Invasi idrici in Piemonte

5 settembre 2017

Le anomalia climatiche di quest’estate potrebbero diventare sempre di più una regola. Questo l’argomento intorno al quale si sono confrontati i partecipanti a un seminario tenutosi nel mese di luglio a Cascina Marchesa, nel torinese, nel corso del quale si sono riuniti alcuni amministratori di comuni montani del Piemonte insieme a figure pubbliche e private che a vario titolo si occupano di turismo e montagna, tra cui rappresentanti dell’Uncem, di Confindustria ed Iren. E il dibattito si è infine concentrato sulla possibile costruzione di invasi idrici nelle valli montane del Piemonte.
Secondo Marco Bussone, VicePresidente di Uncem Piemonte, «questa necessità dovrebbe essere accompagnata dal riequilibrio del rapporto tra chi produce, mantiene e rilascia l’acqua, cioè la montagna, e chi la utilizza, migliorando l’uso della risorsa». Il Piemonte, secondo Bussone, «ha molto da fare per ottimizzare quei 13 miliardi di metri cubi d’acqua che produce e dei quali ne perde circa 7, perché rilasciati nel Po senza alcun utilizzo».
Ma come fare a “capitalizzare” questa risorsa? Uncem Piemonte ed Arpiet (l’Associazione regionale piemontese delle imprese esercenti trasporto a fune in concessione) nel 2016 hanno realizzato uno studio di fattibilità volto alla realizzazione di 22 piccoli bacini sparsi nell’area montana, che oggi potrebbe tornare di stretta attualità. Si tratta della realizzazione di 22 invasi, tutti in media dai 50 ai 100 mila m3 d’acqua, che servirebbero principalmente per assicurare quei volumi necessari all’innevamento artificiale, di cui “l’industria dello sci” ha sempre più bisogno. E in seconda battuta anche “fini agricoli, turistici e di antincendio”.

Il progetto, ancora in fase di approvazione, avrebbe una spesa complessiva intorno ai 20,5 milioni di euro, più la possibilità di affiancarsi alla strategia nazionale per il recupero ed il potenziamento dei bacini per raccogliere altre risorse.
La Regione Piemonte si è detta favorevole al piano di Uncem e Arpiet. E il Consigliere regionale Daniele Valle sottolinea come «se si riuscisse ad applicare verso gli impianti sciistici la normativa che permette ai cosiddetti impianti energivori di non pagare il trasporto dell’energia elettrica, si otterrebbe un 40% di risparmio sulla bolletta». Opportunità valutata positivamente anche da Iren, che in tal caso sarebbe interessata a finanziare nuovi invasi, “purché i tempi di approvazione non gravino sull’effettiva realizzazione”.
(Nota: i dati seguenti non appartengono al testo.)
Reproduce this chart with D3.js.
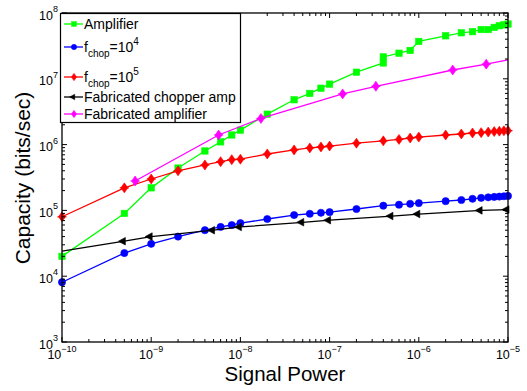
<!DOCTYPE html>
<html>
<head>
<meta charset="UTF-8">
<style>
  body { margin: 0; background: #fff; }
  text { font-family: "Liberation Sans", Arial, sans-serif; fill: #000; }
</style>
</head>
<body>
<svg id="chart" width="527" height="391"></svg>
<script src="https://d3js.org/d3.v7.min.js"></script>
<script>
// ---- data ----
const ampX = [1e-10, 5e-10, 1e-9, 2e-9, 4e-9, 6e-9, 8e-9, 1e-8, 2e-8, 4e-8, 6e-8, 8e-8, 1e-7, 2e-7, 4e-7, 4e-7, 6e-7, 8e-7, 1e-6, 2e-6, 3e-6, 4e-6, 5e-6, 6e-6, 7e-6, 8e-6, 9e-6, 1e-5];
const ampY = [2e4, 9e4, 2.2e5, 4.4e5, 8e5, 1.1e6, 1.4e6, 1.66e6, 2.9e6, 4.8e6, 6e6, 7.2e6, 8.3e6, 1.26e7, 1.74e7, 2.15e7, 2.45e7, 2.7e7, 3.7e7, 4.5e7, 5e7, 5.2e7, 5.6e7, 5.6e7, 6.05e7, 6.4e7, 6.6e7, 6.8e7];

const chopX = [1e-10, 5e-10, 1e-9, 2e-9, 4e-9, 6e-9, 8e-9, 1e-8, 2e-8, 4e-8, 6e-8, 8e-8, 1e-7, 2e-7, 4e-7, 6e-7, 8e-7, 1e-6, 2e-6, 3e-6, 4e-6, 5e-6, 6e-6, 7e-6, 8e-6, 9e-6, 1e-5];
const chop4Y = [8.1e3, 2.25e4, 3.1e4, 4e4, 5e4, 5.6e4, 6e4, 6.4e4, 7.4e4, 8.5e4, 8.9e4, 9.2e4, 9.4e4, 1.05e5, 1.18e5, 1.22e5, 1.26e5, 1.29e5, 1.38e5, 1.44e5, 1.5e5, 1.55e5, 1.58e5, 1.6e5, 1.62e5, 1.64e5, 1.66e5];
const chop5Y = [8e4, 2.2e5, 3e5, 4e5, 4.9e5, 5.5e5, 5.9e5, 6e5, 7.2e5, 8.3e5, 8.9e5, 9.2e5, 9.5e5, 1.05e6, 1.14e6, 1.2e6, 1.26e6, 1.3e6, 1.4e6, 1.45e6, 1.5e6, 1.52e6, 1.55e6, 1.58e6, 1.6e6, 1.62e6, 1.63e6];

const fabChopX = [1e-10, 5e-10, 1e-9, 5e-9, 1e-8, 5e-8, 1e-7, 5e-7, 1e-6, 5e-6, 1e-5];
const fabChopY = [2.4e4, 3.4e4, 4e4, 5e4, 5.6e4, 6.6e4, 7.1e4, 8.2e4, 8.8e4, 1e5, 1.03e5];

const fabAmpX = [6.6e-10, 5.7e-9, 1.7e-8, 1.4e-7, 3.3e-7, 2.4e-6, 5.7e-6, 1e-5];
const fabAmpY = [2.8e5, 1.4e6, 2.5e6, 5.9e6, 7.7e6, 1.36e7, 1.67e7, 1.94e7];

const xTickExp = [-10, -9, -8, -7, -6, -5];
const yTickExp = [3, 4, 5, 6, 7, 8];

// ---- layout ----
const svg = d3.select("#chart");
const pLeft = 62, pRight = 508, pTop = 13, pBottom = 342;

const x = d3.scaleLog().domain([1e-10, 1e-5]).range([pLeft, pRight]);
const y = d3.scaleLog().domain([1e3, 1e8]).range([pBottom, pTop]);

// marker shapes
const markers = {
  square: g => g.append("rect").attr("x", -3.2).attr("y", -3.2).attr("width", 6.4).attr("height", 6.4),
  circle: g => g.append("circle").attr("r", 3.6),
  diamond: g => g.append("path").attr("d", "M0,-5L3.5,0L0,5L-3.5,0Z"),
  triLeft: g => g.append("path").attr("d", "M-6,0L1,-3.8L1,3.8Z")
};

const series = [
  { name: "Amplifier", xs: ampX, ys: ampY, color: "#00ff00", marker: "square", skip: [] },
  { name: "chop4", xs: chopX, ys: chop4Y, color: "#0000ff", marker: "circle", skip: [] },
  { name: "chop5", xs: chopX, ys: chop5Y, color: "#ff0000", marker: "diamond", skip: [] },
  { name: "Fabricated chopper amp", xs: fabChopX, ys: fabChopY, color: "#000000", marker: "triLeft", skip: [0] },
  { name: "Fabricated amplifier", xs: fabAmpX, ys: fabAmpY, color: "#ff00ff", marker: "diamond", skip: [fabAmpX.length - 1] }
];

const line = d3.line().x(d => x(d[0])).y(d => y(d[1]));

const plot = svg.append("g");
series.forEach(s => {
  const pts = s.xs.map((v, i) => [v, s.ys[i]]);
  plot.append("path")
    .attr("d", line(pts))
    .attr("fill", "none")
    .attr("stroke", s.color)
    .attr("stroke-width", 1.3);
  pts.forEach((p, i) => {
    if (s.skip.includes(i)) return;
    const g = plot.append("g")
      .attr("transform", "translate(" + x(p[0]) + "," + y(p[1]) + ")")
      .attr("fill", s.color)
      .attr("stroke", s.color)
      .attr("stroke-width", 0.6);
    markers[s.marker](g);
    if (s.marker === "diamond") {
      g.append("line").attr("x1", -4.5).attr("x2", 4.5).attr("stroke-width", 1.2);
    }
  });
});

// ---- axes: box, major + minor ticks inside on all sides ----
const axes = svg.append("g");
axes.append("rect")
  .attr("x", pLeft).attr("y", pTop)
  .attr("width", pRight - pLeft).attr("height", pBottom - pTop)
  .attr("fill", "none").attr("stroke", "#000").attr("stroke-width", 1.3);

const isMajor = t => Math.abs(Math.log10(t) - Math.round(Math.log10(t))) < 1e-6;

x.ticks().forEach(t => {
  const len = isMajor(t) ? 5 : 3;
  const px = x(t);
  axes.append("line").attr("x1", px).attr("x2", px).attr("y1", pBottom).attr("y2", pBottom - len).attr("stroke", "#000");
  axes.append("line").attr("x1", px).attr("x2", px).attr("y1", pTop).attr("y2", pTop + len).attr("stroke", "#000");
});
y.ticks().forEach(t => {
  const len = isMajor(t) ? 5 : 3;
  const py = y(t);
  axes.append("line").attr("y1", py).attr("y2", py).attr("x1", pLeft).attr("x2", pLeft + len).attr("stroke", "#000");
  axes.append("line").attr("y1", py).attr("y2", py).attr("x1", pRight).attr("x2", pRight - len).attr("stroke", "#000");
});

// tick labels: 10 with superscript exponent
xTickExp.forEach(e => {
  const t = svg.append("text")
    .attr("x", x(Math.pow(10, e)))
    .attr("y", 359)
    .attr("text-anchor", "middle")
    .attr("font-size", 12.5);
  t.append("tspan").text("10");
  t.append("tspan").attr("dy", -7.5).attr("font-size", 9).text("\u2212" + (-e));
});
yTickExp.forEach(e => {
  const t = svg.append("text")
    .attr("x", 58)
    .attr("y", y(Math.pow(10, e)) + 6.5)
    .attr("text-anchor", "end")
    .attr("font-size", 12.5);
  t.append("tspan").text("10");
  t.append("tspan").attr("dy", -7.5).attr("font-size", 9).text(e);
});

// axis titles
svg.append("text")
  .attr("x", 285).attr("y", 381)
  .attr("text-anchor", "middle")
  .attr("font-size", 20.5)
  .text("Signal Power");
svg.append("text")
  .attr("transform", "translate(30,178) rotate(-90)")
  .attr("text-anchor", "middle")
  .attr("font-size", 21)
  .text("Capacity (bits/sec)");

// ---- legend ----
const legend = svg.append("g");
legend.append("rect")
  .attr("x", 60.5).attr("y", 13.5).attr("width", 180).attr("height", 109)
  .attr("fill", "#fff").attr("stroke", "#000").attr("stroke-width", 1.2);

const legendRows = [
  { s: series[0], y: 24, label: ["Amplifier"] },
  { s: series[1], y: 47, label: ["f", "chop", "=10", "4"] },
  { s: series[2], y: 77, label: ["f", "chop", "=10", "5"] },
  { s: series[3], y: 97, label: ["Fabricated chopper amp"] },
  { s: series[4], y: 114, label: ["Fabricated amplifier"] }
];
legendRows.forEach(r => {
  legend.append("line")
    .attr("x1", 64).attr("x2", 83).attr("y1", r.y).attr("y2", r.y)
    .attr("stroke", r.s.color).attr("stroke-width", 1.3);
  const g = legend.append("g")
    .attr("transform", "translate(74," + r.y + ") scale(0.75)")
    .attr("fill", r.s.color).attr("stroke", r.s.color).attr("stroke-width", 0.6);
  markers[r.s.marker](g);
  const t = legend.append("text")
    .attr("x", 84).attr("y", r.y + 5)
    .attr("font-size", 14);
  if (r.label.length === 1) {
    t.text(r.label[0]);
  } else {
    t.append("tspan").text(r.label[0]);
    t.append("tspan").attr("dy", 5).attr("font-size", 10).text(r.label[1]);
    t.append("tspan").attr("dy", -5).text(r.label[2]);
    t.append("tspan").attr("dy", -7).attr("font-size", 10).text(r.label[3]);
  }
});
</script>
</body>
</html>
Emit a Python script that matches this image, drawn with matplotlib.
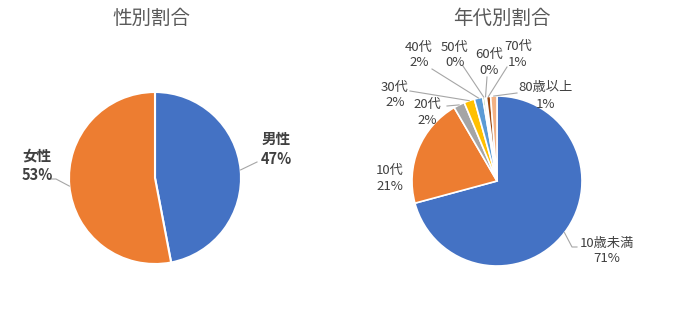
import numpy as np
import matplotlib
matplotlib.use("Agg")
import matplotlib.pyplot as plt

plt.rcParams['font.family'] = ['Noto Sans CJK JP', 'DejaVu Sans']

# 性別
gender_labels = ['男性', '女性']
gender_values = [47, 53]
gender_colors = ['#4472C4', '#ED7D31']

# 年代別
age_labels = ['10歳未満', '10代', '20代', '30代', '40代', '50代', '60代', '70代', '80歳以上']
age_values = [70.8, 20.8, 2.1, 2.0, 1.6, 0.4, 0.3, 0.8, 1.2]
age_colors = ['#4472C4', '#ED7D31', '#A5A5A5', '#FFC000', '#5B9BD5',
              '#70AD47', '#264478', '#9E480E', '#F4B183']

W, H = 677, 329
fig = plt.figure(figsize=(W / 100, H / 100), dpi=100)
ax = fig.add_axes([0, 0, 1, 1])


def P(px, py):
    # pixel coords (top-left origin) -> data coords
    return px, H - py


def edge_point(values, i, center, r):
    total = float(sum(values))
    cum = sum(values[:i]) + values[i] / 2.0
    ang = np.deg2rad(90 - 360 * cum / total)
    return center[0] + r * np.cos(ang), center[1] + r * np.sin(ang)


line_c = '#A6A6A6'
txt_c = '#404040'

# left pie
c1 = P(155, 178)
r1 = 86
ax.pie(gender_values, colors=gender_colors, startangle=90, counterclock=False,
       center=c1, radius=r1, wedgeprops=dict(edgecolor='white', linewidth=1.5))

# right pie
c2 = P(497, 181)
r2 = 85
ax.pie(age_values, colors=age_colors, startangle=90, counterclock=False,
       center=c2, radius=r2, wedgeprops=dict(edgecolor='white', linewidth=1.2))

# titles
ax.text(*P(151, 18), '性別割合', ha='center', va='center', fontsize=14, color='#595959')
ax.text(*P(502, 18), '年代別割合', ha='center', va='center', fontsize=14, color='#595959')

# gender labels: text position, leader anchor
g_pos = [(276, 149), (37, 165)]
g_anchor = [(257, 162), (51, 179)]
for i, lab in enumerate(gender_labels):
    ax.text(*P(*g_pos[i]), f'{lab}\n{gender_values[i]}%', ha='center', va='center',
            fontsize=10.5, fontweight='bold', color=txt_c, linespacing=1.25)
    ex, ey = edge_point(gender_values, i, c1, r1)
    if i == 1:
        pts = [P(*g_anchor[i]), P(56, 179), (ex, ey)]
    else:
        pts = [P(*g_anchor[i]), (ex, ey)]
    xs, ys = zip(*pts)
    ax.plot(xs, ys, color=line_c, lw=0.8)

# age labels: text center, leader anchors (None = no leader line)
a_pos = [(607, 251), (390, 178), (427, 112), (395, 95), (419, 55),
         (455, 55), (489, 62), (518, 54), (546, 96)]
a_anchor = [[(577, 247), (572, 247)], None, [(447, 106)], [(410, 91)],
            [(432, 69)], [(463, 66)], [(487, 77)], [(507, 67)], [(517, 93)]]
for i, lab in enumerate(age_labels):
    ax.text(*P(*a_pos[i]), f'{lab}\n{round(age_values[i])}%', ha='center', va='center',
            fontsize=9.5, color=txt_c, linespacing=1.3)
    if a_anchor[i] is None:
        continue
    ex, ey = edge_point(age_values, i, c2, r2)
    pts = [P(*p) for p in a_anchor[i]] + [(ex, ey)]
    xs, ys = zip(*pts)
    ax.plot(xs, ys, color=line_c, lw=0.8)

ax.set_xlim(0, W)
ax.set_ylim(0, H)
ax.set_aspect('auto')
ax.axis('off')

fig.savefig('out.png', dpi=100)
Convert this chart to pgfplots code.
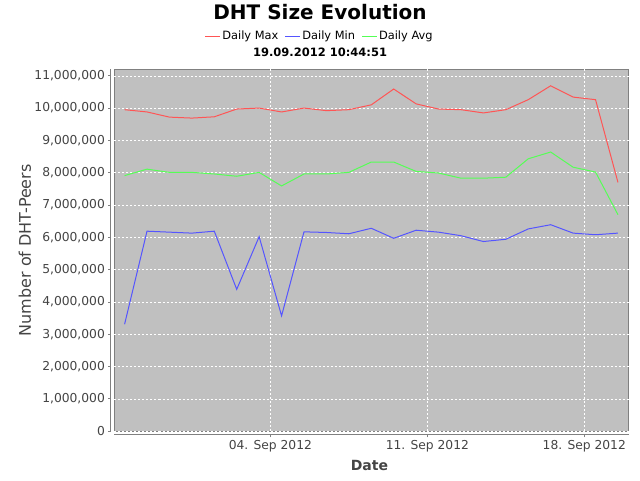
\documentclass[border=0pt]{standalone}
\usepackage{fontspec}
\setmainfont{DejaVu Sans}
\usepackage{pgfplots}
\usepackage{pgfplotstable}
\pgfplotsset{compat=1.18}
\definecolor{bgc}{RGB}{192,192,192}
\definecolor{axgray}{RGB}{128,128,128}
\definecolor{lblgray}{RGB}{68,68,68}
\definecolor{cmax}{RGB}{255,85,85}
\definecolor{cmin}{RGB}{85,85,255}
\definecolor{cavg}{RGB}{85,255,85}

\pgfplotstableread{
x max min avg
-6.5 9950000 3310000 7910000
-5.5 9880000 6190000 8110000
-4.5 9720000 6160000 8010000
-3.5 9690000 6130000 8010000
-2.5 9730000 6190000 7960000
-1.5 9970000 4390000 7890000
-0.5 10000000 6020000 8010000
0.5 9880000 3570000 7590000
1.5 10000000 6170000 7960000
2.5 9920000 6150000 7960000
3.5 9950000 6110000 8010000
4.5 10100000 6280000 8330000
5.5 10590000 5970000 8330000
6.5 10130000 6220000 8040000
7.5 9970000 6160000 7990000
8.5 9950000 6050000 7830000
9.5 9850000 5870000 7830000
10.5 9950000 5940000 7860000
11.5 10260000 6260000 8430000
12.5 10690000 6390000 8640000
13.5 10340000 6130000 8170000
14.5 10260000 6080000 8020000
15.5 7700000 6130000 6700000
}\datatable

\begin{document}
\begin{tikzpicture}
\useasboundingbox (0,0) rectangle (640pt,480pt);
\begin{axis}[
  at={(114.5pt,48.8pt)}, anchor=south west,
  scale only axis, width=514pt, height=361.9pt,
  xmin=-6.95, xmax=15.97, ymin=0, ymax=11200000,
  axis background/.style={fill=bgc, draw=axgray, line width=0.8pt},
  axis x line=bottom, axis y line=left,
  axis x line shift=3.6pt, axis y line shift=3.6pt,
  axis line style={draw=axgray, line width=0.8pt, -},
  tick align=outside, major tick length=2.5pt,
  tick style={draw=axgray, line width=0.8pt},
  xtick={0,7,14},
  xticklabels={04. Sep 2012, 11. Sep 2012, 18. Sep 2012},
  ytick={0,1000000,2000000,3000000,4000000,5000000,6000000,7000000,8000000,9000000,10000000,11000000},
  scaled y ticks=false,
  /pgf/number format/assume math mode=true,
  yticklabel style={/pgf/number format/.cd, fixed, precision=0, 1000 sep={,}},
  ticklabel style={font=\fontsize{12.3}{14}\selectfont, text=lblgray},
  grid=major,
  major grid style={draw=white, line width=0.5pt, dash pattern=on 2pt off 2pt},
  xlabel={\bfseries Date},
  xlabel style={at={(axis description cs:0.496,-0.1091)}, anchor=base, font=\fontsize{14}{16}\selectfont, text=lblgray},
  ylabel={Number of DHT-Peers},
  ylabel style={at={(axis description cs:-0.1625,0.5)}, anchor=base, rotate=0, font=\fontsize{16}{18}\selectfont, text=lblgray},
  legend columns=3,
  legend style={at={(axis description cs:0.3988,1.092)}, anchor=center, draw=none, fill=none,
    inner sep=0pt, font=\fontsize{11.4}{13}\selectfont,
    nodes={inner xsep=1.5pt, inner ysep=1pt},
    /tikz/every even column/.append style={column sep=5pt}},
  legend image code/.code={\draw[#1, line width=1pt] (0pt,0pt) -- (15pt,0pt);},
  clip=false,
]
\addplot[cmax, line width=1pt] table[x=x, y=max] {\datatable};
\addlegendentry{Daily Max}
\addplot[cmin, line width=1pt] table[x=x, y=min] {\datatable};
\addlegendentry{Daily Min}
\addplot[cavg, line width=1pt] table[x=x, y=avg] {\datatable};
\addlegendentry{Daily Avg}
\end{axis}
\node[anchor=base, font=\fontsize{20}{22}\selectfont\bfseries] at (320pt,460.7pt) {DHT Size Evolution};
\node[anchor=base, font=\fontsize{11.5}{13}\selectfont\bfseries] at (320pt,423.3pt) {19.09.2012 10:44:51};
\end{tikzpicture}
\end{document}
I professori Stefano Ferraris, del Dipartimento Interateneo di Scienze, Progetto e Politiche del Territorio e Giampiero Lombardi, del Dipartimento di Scienze Agrarie, Forestali e Alimentari, entrambi dell’Università di Torino, sottolineano come, nell’attuale contesto, caratterizzato da minori nevicate e da un aumento delle piogge, che rendono più difficile il contenimento dell’acqua, aggravato dalla siccità che ha costretto la discesa anticipata degli alpeggi e sta minacciano anche l’agricoltura, i progetti di raccolta idrica diventano fondamentali. A condizione però che siano pensati verificandone un’effettiva utilità. «Per quanto riguarda la questione agricola e pascoliva – sottolinea Giampiero Lombardi -, la misura più efficace sarebbe la realizzazione di impianti di irrigazione goccia a goccia e una rete di canali che partendo dai nuovi invasi, sia in grado di ramificarsi anche verso le superfici più impervie e bisognose». Inoltre, «se gli impianti sono di dimensioni ridotte, prestando molta attenzione nella posa delle condotte e realizzando avvallamenti che non necessitino di grandi scavi – aggiunge Stefano Ferraris -, potrebbero avere un impatto ridotto sull’ambiente»».
In conclusione nell’incontro del luglio scorso si sono capite due cose: che il progetto degli invasi di Uncem Piemonte e Arpiet è ancora lungi dall’essere partito. Ma che se, come sembra, il cambiamento climatico e l’innalzamento delle temperature provocheranno una diminuzione delle nevicate e concentrazione delle precipitazioni, la vera sfida, tutta politica, per la montagna sarà capire quanto puntare sull’innevamento artificiale e quanto pensare a soluzioni a tutto tondo che includano anche agricoltura e zootecnia.